§ **DATASET EXCERPT**:
◆ ◆ ◆ ◆

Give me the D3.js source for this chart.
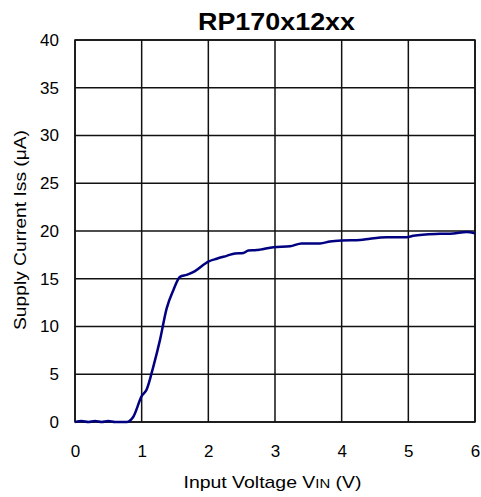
<!DOCTYPE html>
<html><head><meta charset="utf-8">
<script src="https://cdn.jsdelivr.net/npm/d3@7"></script>
<style>body{margin:0;background:#fff}text{font-family:"Liberation Sans",Arial,sans-serif}</style>
</head><body><svg id="c" width="481" height="497"></svg>
<script>
const title = "RP170x12xx";
const xTicks = [0,1,2,3,4,5,6];
const yTicks = [0,5,10,15,20,25,30,35,40];
const vin = [0,0.1,0.2,0.3,0.4,0.5,0.6,0.7,0.775,0.875,1.0,1.075,1.175,1.275,1.375,1.475,1.575,1.675,1.8,2.0,2.125,2.275,2.4,2.525,2.6,2.725,2.775,2.975,3.225,3.4,3.675,3.825,4.0,4.275,4.425,4.675,4.975,5.075,5.475,5.675,5.875,6.0];
const iss = [0,0.1,0,0.1,0,0.1,0,0,0,0.55,2.7,3.4,5.8,8.6,11.9,13.8,15.2,15.4,15.8,16.8,17.1,17.4,17.65,17.7,17.95,18.0,18.05,18.3,18.4,18.7,18.7,18.9,19.0,19.05,19.2,19.35,19.35,19.5,19.7,19.75,19.9,19.75];

const svg = d3.select("#c");
const L=75,R=475,T=40,B=422;
const x = d3.scaleLinear().domain([0,6]).range([L,R]);
const y = d3.scaleLinear().domain([0,40]).range([B,T]);

const g = svg.append("g");
g.selectAll(".vx").data(xTicks).enter().append("line")
 .attr("x1",d=>x(d)).attr("x2",d=>x(d)).attr("y1",T).attr("y2",B)
 .attr("stroke","#111").attr("stroke-width",1.5);
g.selectAll(".hy").data(yTicks).enter().append("line")
 .attr("y1",d=>y(d)).attr("y2",d=>y(d)).attr("x1",L).attr("x2",R)
 .attr("stroke","#111").attr("stroke-width",1.5);
g.append("rect").attr("x",L).attr("y",T).attr("width",R-L).attr("height",B-T)
 .attr("fill","none").attr("stroke","#111").attr("stroke-width",1.5);

const xa = svg.append("g").attr("transform",`translate(0,${B})`)
 .call(d3.axisBottom(x).tickValues(xTicks).tickSize(0).tickPadding(23).tickFormat(d3.format("d")));
xa.select(".domain").remove();
xa.selectAll("text").attr("font-size",17).attr("fill","#000").style("font-family","Liberation Sans, Arial");
const ya = svg.append("g").attr("transform",`translate(${L},0)`)
 .call(d3.axisLeft(y).tickValues(yTicks).tickSize(0).tickPadding(16).tickFormat(d3.format("d")));
ya.select(".domain").remove();
ya.selectAll("text").attr("font-size",17).attr("fill","#000").style("font-family","Liberation Sans, Arial");

svg.append("path").datum(vin.map((v,i)=>[v,iss[i]]))
 .attr("d",d3.line().x(d=>x(d[0])).y(d=>y(d[1])).curve(d3.curveMonotoneX))
 .attr("fill","none").attr("stroke","#000080").attr("stroke-width",2.5);

svg.append("text").attr("x",276.5).attr("y",30).attr("text-anchor","middle")
 .attr("font-size",24).attr("font-weight","bold")
 .attr("textLength",157).attr("lengthAdjust","spacingAndGlyphs").text(title);

const xl = svg.append("text").attr("x",272.5).attr("y",488).attr("text-anchor","middle").attr("font-size",17)
 .attr("textLength",178).attr("lengthAdjust","spacingAndGlyphs");
xl.append("tspan").text("Input Voltage V");
xl.append("tspan").attr("font-size",13).text("IN");
xl.append("tspan").text(" (V)");

svg.append("text").attr("transform",`translate(26,230) rotate(-90)`).attr("text-anchor","middle")
 .attr("font-size",17).attr("textLength",200).attr("lengthAdjust","spacingAndGlyphs")
 .text("Supply Current Iss (μA)");
</script></body></html>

◆ ◆ ◆ ◆

§ **TASK REQUIREMENTS**: Drop the images and repeat the data exactly.

§ **FINAL RESULT**:
Give me the D3.js source for this chart.
<!DOCTYPE html>
<html><head><meta charset="utf-8">
<script src="https://cdn.jsdelivr.net/npm/d3@7"></script>
<style>body{margin:0;background:#fff}text{font-family:"Liberation Sans",Arial,sans-serif}</style>
</head><body><svg id="c" width="481" height="497"></svg>
<script>
const title = "RP170x12xx";
const xTicks = [0,1,2,3,4,5,6];
const yTicks = [0,5,10,15,20,25,30,35,40];
const vin = [0,0.1,0.2,0.3,0.4,0.5,0.6,0.7,0.775,0.875,1.0,1.075,1.175,1.275,1.375,1.475,1.575,1.675,1.8,2.0,2.125,2.275,2.4,2.525,2.6,2.725,2.775,2.975,3.225,3.4,3.675,3.825,4.0,4.275,4.425,4.675,4.975,5.075,5.475,5.675,5.875,6.0];
const iss = [0,0.1,0,0.1,0,0.1,0,0,0,0.55,2.7,3.4,5.8,8.6,11.9,13.8,15.2,15.4,15.8,16.8,17.1,17.4,17.65,17.7,17.95,18.0,18.05,18.3,18.4,18.7,18.7,18.9,19.0,19.05,19.2,19.35,19.35,19.5,19.7,19.75,19.9,19.75];

const svg = d3.select("#c");
const L=75,R=475,T=40,B=422;
const x = d3.scaleLinear().domain([0,6]).range([L,R]);
const y = d3.scaleLinear().domain([0,40]).range([B,T]);

const g = svg.append("g");
g.selectAll(".vx").data(xTicks).enter().append("line")
 .attr("x1",d=>x(d)).attr("x2",d=>x(d)).attr("y1",T).attr("y2",B)
 .attr("stroke","#111").attr("stroke-width",1.5);
g.selectAll(".hy").data(yTicks).enter().append("line")
 .attr("y1",d=>y(d)).attr("y2",d=>y(d)).attr("x1",L).attr("x2",R)
 .attr("stroke","#111").attr("stroke-width",1.5);
g.append("rect").attr("x",L).attr("y",T).attr("width",R-L).attr("height",B-T)
 .attr("fill","none").attr("stroke","#111").attr("stroke-width",1.5);

const xa = svg.append("g").attr("transform",`translate(0,${B})`)
 .call(d3.axisBottom(x).tickValues(xTicks).tickSize(0).tickPadding(23).tickFormat(d3.format("d")));
xa.select(".domain").remove();
xa.selectAll("text").attr("font-size",17).attr("fill","#000").style("font-family","Liberation Sans, Arial");
const ya = svg.append("g").attr("transform",`translate(${L},0)`)
 .call(d3.axisLeft(y).tickValues(yTicks).tickSize(0).tickPadding(16).tickFormat(d3.format("d")));
ya.select(".domain").remove();
ya.selectAll("text").attr("font-size",17).attr("fill","#000").style("font-family","Liberation Sans, Arial");

svg.append("path").datum(vin.map((v,i)=>[v,iss[i]]))
 .attr("d",d3.line().x(d=>x(d[0])).y(d=>y(d[1])).curve(d3.curveMonotoneX))
 .attr("fill","none").attr("stroke","#000080").attr("stroke-width",2.5);

svg.append("text").attr("x",276.5).attr("y",30).attr("text-anchor","middle")
 .attr("font-size",24).attr("font-weight","bold")
 .attr("textLength",157).attr("lengthAdjust","spacingAndGlyphs").text(title);

const xl = svg.append("text").attr("x",272.5).attr("y",488).attr("text-anchor","middle").attr("font-size",17)
 .attr("textLength",178).attr("lengthAdjust","spacingAndGlyphs");
xl.append("tspan").text("Input Voltage V");
xl.append("tspan").attr("font-size",13).text("IN");
xl.append("tspan").text(" (V)");

svg.append("text").attr("transform",`translate(26,230) rotate(-90)`).attr("text-anchor","middle")
 .attr("font-size",17).attr("textLength",200).attr("lengthAdjust","spacingAndGlyphs")
 .text("Supply Current Iss (μA)");
</script></body></html>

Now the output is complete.